The thing is, I do have another veggie burger here on the blog that we adore.
I have shared my ultimate absolutely favorite veggie burger here – and it is a major HIT. That has not changed. That veggie burger is incredible – quite possibly the best one I’ve ever tasted. It is also a ton of work and so high maintenance. It’s not a burger I could ever make every week or anything – because it takes a ton of prep.
And more importantly, it’s not fully bean based! There are beans in it, but there are SO many other things that bring it together so it doesn’t seem like a black bean burger.
So enter these: these burgers are more of a classic summer black bean burger, with corn and peppers, and they come together FAST. You don’t have to prep much ahead of time. You can throw them together and have them made for dinner or lunch and be good to go.
One these burgers are cooked, I love to melt sharp cheddar on top. I’ve never met a burger that doesn’t want cheese and these are no exception! I also will sometimes do a spread of some sort – either my house sauce, garlic herb mayo, maybe even ketchup.

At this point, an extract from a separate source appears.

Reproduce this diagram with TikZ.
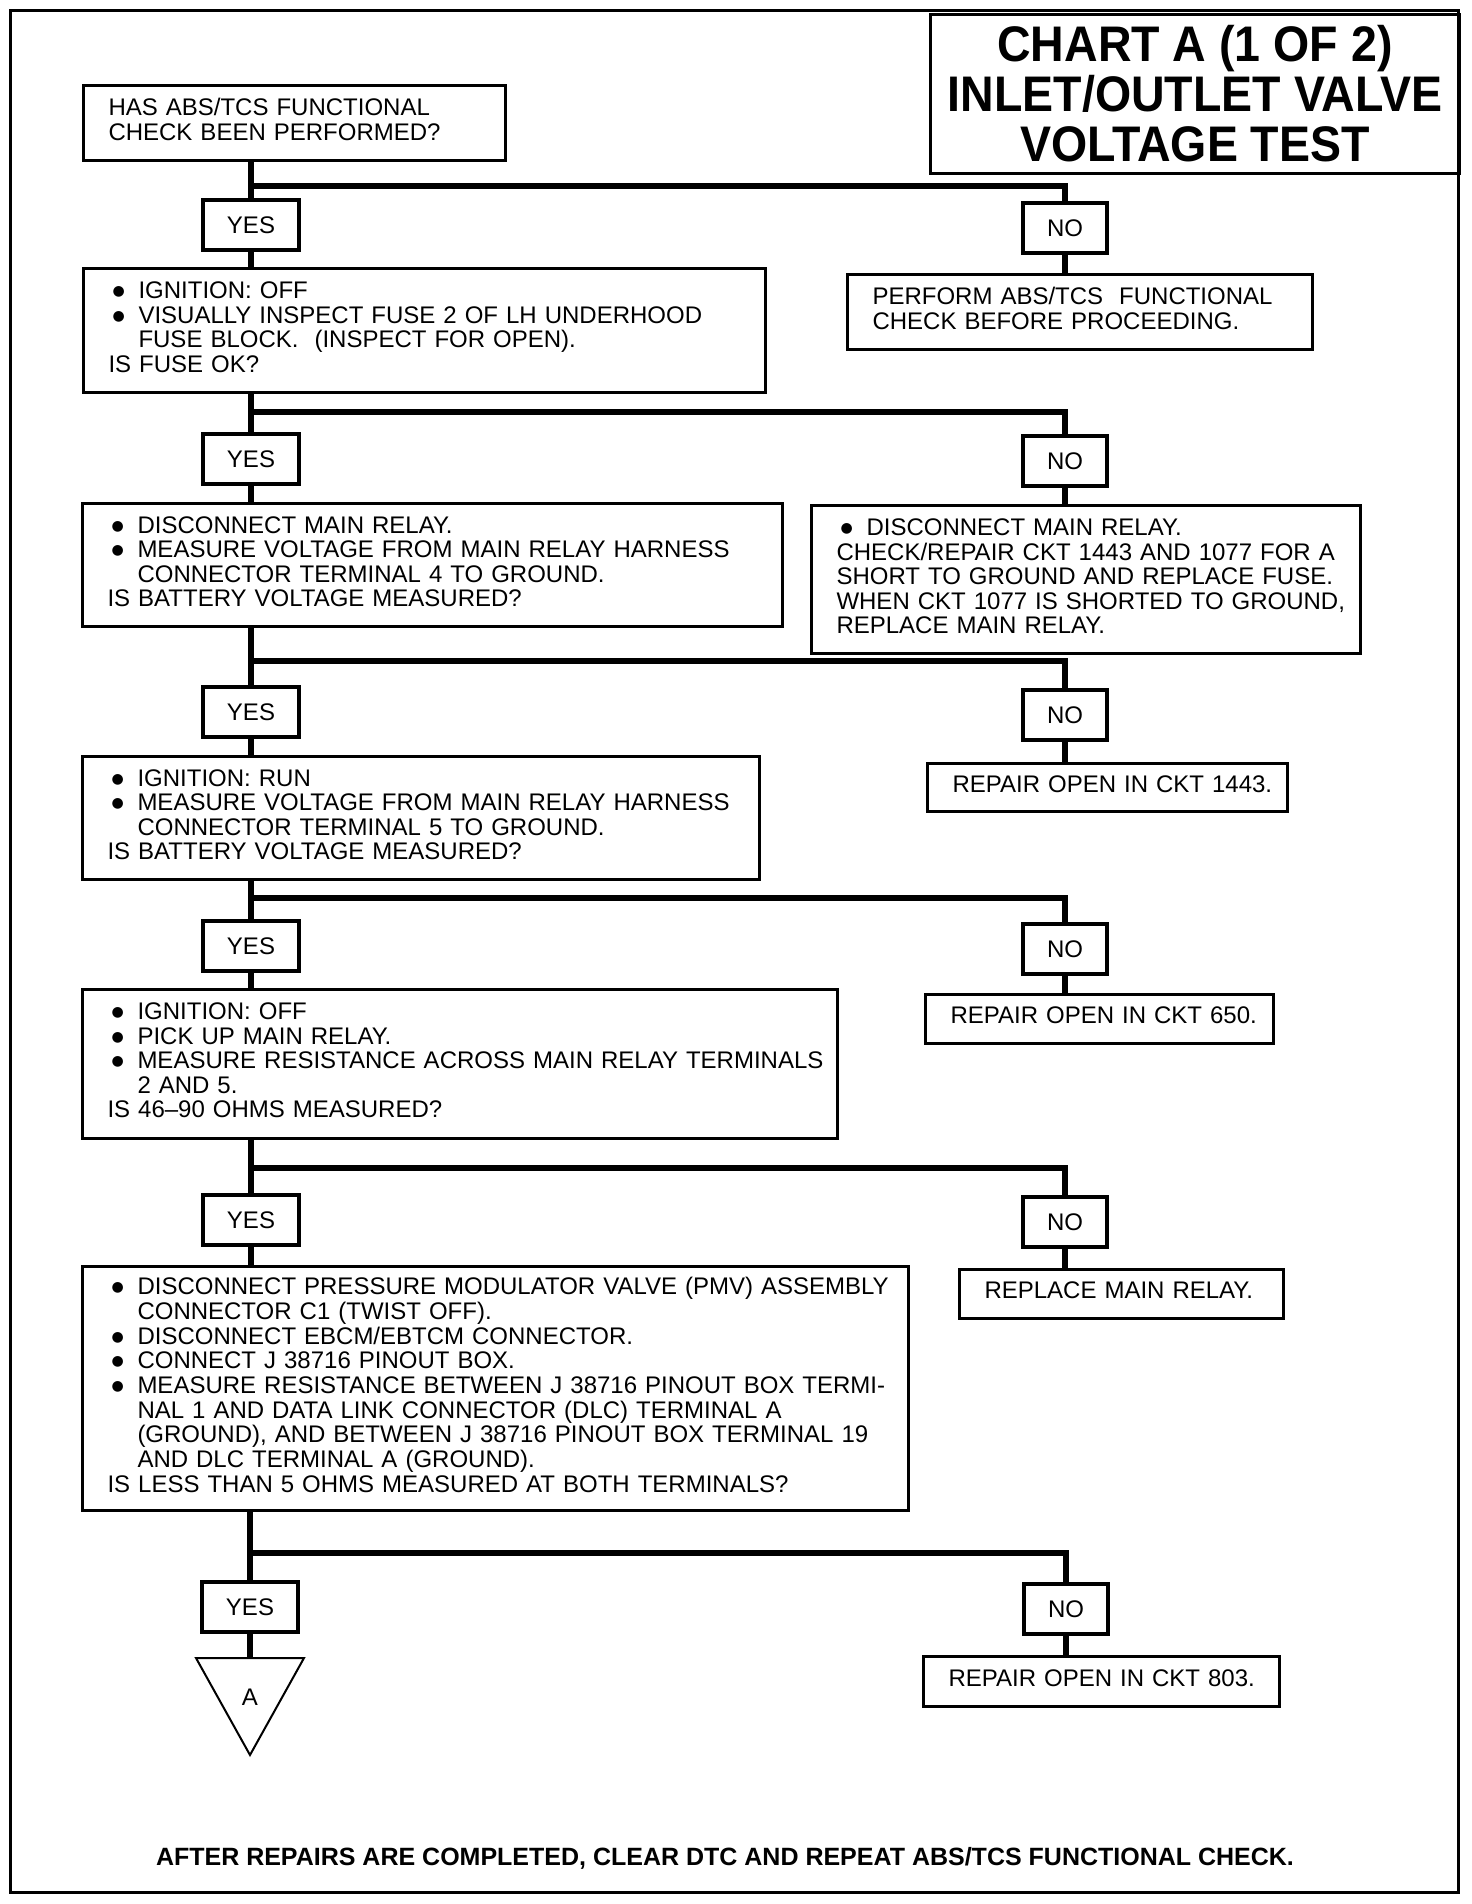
\documentclass[tikz,border=0pt]{standalone}
\usepackage{fontspec}
\setmainfont{Liberation Sans}
\newfontfamily\chartfont[FakeStretch=0.93]{Liberation Sans}
\newfontfamily\dotfont{DejaVu Sans}
\newcommand\boxfont{\fontsize{24}{24.5}\selectfont}
\newcommand\bul{\makebox[30pt][l]{\hspace{4pt}\raisebox{3pt}{\dotfont\fontsize{14}{14}\selectfont ●}}}
\newcommand\ind{\hspace*{30pt}}
\newcommand\steplines[1]{\begin{tabular}{@{}l@{}}#1\end{tabular}}

\tikzset{
  stepbox/.style={draw, line width=3pt, anchor=north west, inner xsep=25pt, inner ysep=0pt, align=left, font=\boxfont},
  ansbox/.style={draw, line width=3.5pt, minimum height=50pt, inner sep=0pt, font=\boxfont},
  yesbox/.style={ansbox, minimum width=96pt},
  nobox/.style={ansbox, minimum width=84pt},
  link/.style={line width=6pt}
}

\begin{document}
\begin{tikzpicture}[x=1pt, y=-1pt]
\useasboundingbox (0,0) rectangle (1472,1904);
\draw[line width=3pt] (10,10) rectangle (1458,1892);
\node[draw, line width=3pt, anchor=north west, minimum width=529pt, minimum height=159pt, align=center,
  font=\chartfont\bfseries\fontsize{50}{50}\selectfont] (title) at (929,13)
  {CHART A (1 OF 2)\\INLET/OUTLET VALVE\\VOLTAGE TEST};

\node[stepbox, text width=372pt, minimum height=75pt] (q1) at (82,84)
  {\steplines{HAS ABS/TCS FUNCTIONAL\\CHECK BEEN PERFORMED?}};
\node[yesbox] (y1) at (251,225) {YES};
\node[nobox] (n1) at (1065,228) {NO};
\node[stepbox, text width=632pt, minimum height=124pt] (s1) at (82,267)
  {\steplines{\bul IGNITION: OFF\\
   \bul VISUALLY INSPECT FUSE 2 OF LH UNDERHOOD\\
   \ind FUSE BLOCK.\ \ (INSPECT FOR OPEN).\\
   IS FUSE OK?}};
\node[stepbox, text width=415pt, minimum height=75pt] (p1) at (846,273)
  {\steplines{PERFORM ABS/TCS\ \ FUNCTIONAL\\CHECK BEFORE PROCEEDING.}};

\node[yesbox] (y2) at (251,459) {YES};
\node[nobox] (n2) at (1065,461) {NO};
\node[stepbox, text width=650pt, minimum height=123pt] (s2) at (81,502)
  {\steplines{\bul DISCONNECT MAIN RELAY.\\
   \bul MEASURE VOLTAGE FROM MAIN RELAY HARNESS\\
   \ind CONNECTOR TERMINAL 4 TO GROUND.\\
   IS BATTERY VOLTAGE MEASURED?}};
\node[stepbox, text width=499pt, minimum height=148pt] (p2) at (810,504)
  {\steplines{\bul DISCONNECT MAIN RELAY.\\
   CHECK/REPAIR CKT 1443 AND 1077 FOR A\\
   SHORT TO GROUND AND REPLACE FUSE.\\
   WHEN CKT 1077 IS SHORTED TO GROUND,\\
   REPLACE MAIN RELAY.}};

\node[yesbox] (y3) at (251,712) {YES};
\node[nobox] (n3) at (1065,715) {NO};
\node[stepbox, text width=627pt, minimum height=123pt] (s3) at (81,755)
  {\steplines{\bul IGNITION: RUN\\
   \bul MEASURE VOLTAGE FROM MAIN RELAY HARNESS\\
   \ind CONNECTOR TERMINAL 5 TO GROUND.\\
   IS BATTERY VOLTAGE MEASURED?}};
\node[stepbox, text width=310pt, minimum height=48pt] (p3) at (926,762)
  {\steplines{REPAIR OPEN IN CKT 1443.}};

\node[yesbox] (y4) at (251,946) {YES};
\node[nobox] (n4) at (1065,949) {NO};
\node[stepbox, text width=705pt, minimum height=149pt] (s4) at (81,988)
  {\steplines{\bul IGNITION: OFF\\
   \bul PICK UP MAIN RELAY.\\
   \bul MEASURE RESISTANCE ACROSS MAIN RELAY TERMINALS\\
   \ind 2 AND 5.\\
   IS 46--90 OHMS MEASURED?}};
\node[stepbox, text width=298pt, minimum height=49pt] (p4) at (924,993)
  {\steplines{REPAIR OPEN IN CKT 650.}};

\node[yesbox] (y5) at (251,1220) {YES};
\node[nobox] (n5) at (1065,1222) {NO};
\node[stepbox, text width=776pt, minimum height=244pt] (s5) at (81,1265)
  {\steplines{\bul DISCONNECT PRESSURE MODULATOR VALVE (PMV) ASSEMBLY\\
   \ind CONNECTOR C1 (TWIST OFF).\\
   \bul DISCONNECT EBCM/EBTCM CONNECTOR.\\
   \bul CONNECT J 38716 PINOUT BOX.\\
   \bul MEASURE RESISTANCE BETWEEN J 38716 PINOUT BOX TERMI-\\
   \ind NAL 1 AND DATA LINK CONNECTOR (DLC) TERMINAL A\\
   \ind (GROUND), AND BETWEEN J 38716 PINOUT BOX TERMINAL 19\\
   \ind AND DLC TERMINAL A (GROUND).\\
   IS LESS THAN 5 OHMS MEASURED AT BOTH TERMINALS?}};
\node[stepbox, text width=274pt, minimum height=49pt] (p5) at (958,1268)
  {\steplines{REPLACE MAIN RELAY.}};

\node[yesbox] (y6) at (250,1607) {YES};
\node[nobox] (n6) at (1066,1609) {NO};
\node[stepbox, text width=306pt, minimum height=50pt] (p6) at (922,1655)
  {\steplines{REPAIR OPEN IN CKT 803.}};

\coordinate (b1) at (251,186);
\coordinate (b2) at (251,412);
\coordinate (b3) at (251,661);
\coordinate (b4) at (251,898);
\coordinate (b5) at (251,1168);
\coordinate (b6) at (250,1553);
\coordinate (tri) at (250,1658);

\draw[link] (q1.south -| y1) -- (y1.north);
\draw[link] (b1) -| (n1.north);
\draw[link] (y1.south) -- (y1.south |- s1.north);
\draw[link] (n1.south) -- (n1.south |- p1.north);
\draw[link] (s1.south -| y2) -- (y2.north);
\draw[link] (b2) -| (n2.north);
\draw[link] (y2.south) -- (y2.south |- s2.north);
\draw[link] (n2.south) -- (n2.south |- p2.north);
\draw[link] (s2.south -| y3) -- (y3.north);
\draw[link] (b3) -| (n3.north);
\draw[link] (y3.south) -- (y3.south |- s3.north);
\draw[link] (n3.south) -- (n3.south |- p3.north);
\draw[link] (s3.south -| y4) -- (y4.north);
\draw[link] (b4) -| (n4.north);
\draw[link] (y4.south) -- (y4.south |- s4.north);
\draw[link] (n4.south) -- (n4.south |- p4.north);
\draw[link] (s4.south -| y5) -- (y5.north);
\draw[link] (b5) -| (n5.north);
\draw[link] (y5.south) -- (y5.south |- s5.north);
\draw[link] (n5.south) -- (n5.south |- p5.north);
\draw[link] (s5.south -| y6) -- (y6.north);
\draw[link] (b6) -| (n6.north);
\draw[link] (y6.south) -- (tri);
\draw[link] (n6.south) -- (n6.south |- p6.north);

\draw[line width=2pt] (196,1658) -- (304,1658) -- (250,1755) -- cycle;
\node[font=\boxfont] (mark) at (250,1697) {A};

\node[font=\bfseries\fontsize{25}{26}\selectfont] (note) at (725,1858)
  {AFTER REPAIRS ARE COMPLETED, CLEAR DTC AND REPEAT ABS/TCS FUNCTIONAL CHECK.};
\end{tikzpicture}
\end{document}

Throw on some greens (I love arugula microgreens with their peppery bite) and then I top everything with pickled onions. A fluffy bun gives the burger a warm hug and it’s a serious delightful meal! I mean, check out that texture!
Black Bean Corn Burgers
Black Bean Roasted Corn Cheddar Melt Burgers
- 2 ears corn on the cob
- 1 tablespoon olive oil
- 1 shallot, diced
- 1 bell pepper, diced
- 2 garlic cloves, minced
- kosher salt and pepper
- 2 cans black beans, drained and rinsed
- ½ cup seasoned bread crumbs
- 1 teaspoon smoked paprika
- ½ teaspoon ground cumin
- 2 tablespoons BBQ sauce
- 1 tablespoons worcestershire sauce
- 2 large eggs, lightly beaten
- sharp cheddar slices, for serving
- toasted buns, for serving
- microgreens or spring greens, for serving
- Preheat the oven to 400 degrees F. Line a baking sheet with parchment paper for the burgers. Place the ears of corn on a separate baking sheet.
- Brush the corn with melted butter or olive oil. Season with salt and pepper. Stick the corn in the oven and roast for 15 to 20 minutes. Slice it off the cob once finished. You can also grill the corn if you wish. You can also just use regular corn - whether it’s sliced fresh from the cob or cooked in a steamfresh bag. Reduce the oven heat to 350 degrees F when the corn is done.
- While the corn is roasting, heat a skillet over medium-low heat and add the olive oil. Add the shallot, pepper, garlic, a pinch of salt and pepper and cook until softened, about 5 minutes. Turn off the heat.
- Place three quarters of the black beans in a large bowl and mash them with a fork or a potato masher. Add the rest of the black beans, the corn, the shallot/pepper mixture, the bread crumbs, paprika and cumin. Stir to combine. Stir in the BBQ sauce, worcestershire sauce and eggs. Form the mixture into patties. Place each patty on the parchment paper. If desired, you can give each a little spritz of olive oil so the tops crisp up.
- Bake for 12 minutes. Gently flip (use a spatula and your hand to flip!) and bake for 12 to 15 minutes more. A minute or so before they are done, top with cheddar and let it melt in the oven. Serve immediately on buns with pickled onions and your favorite spread.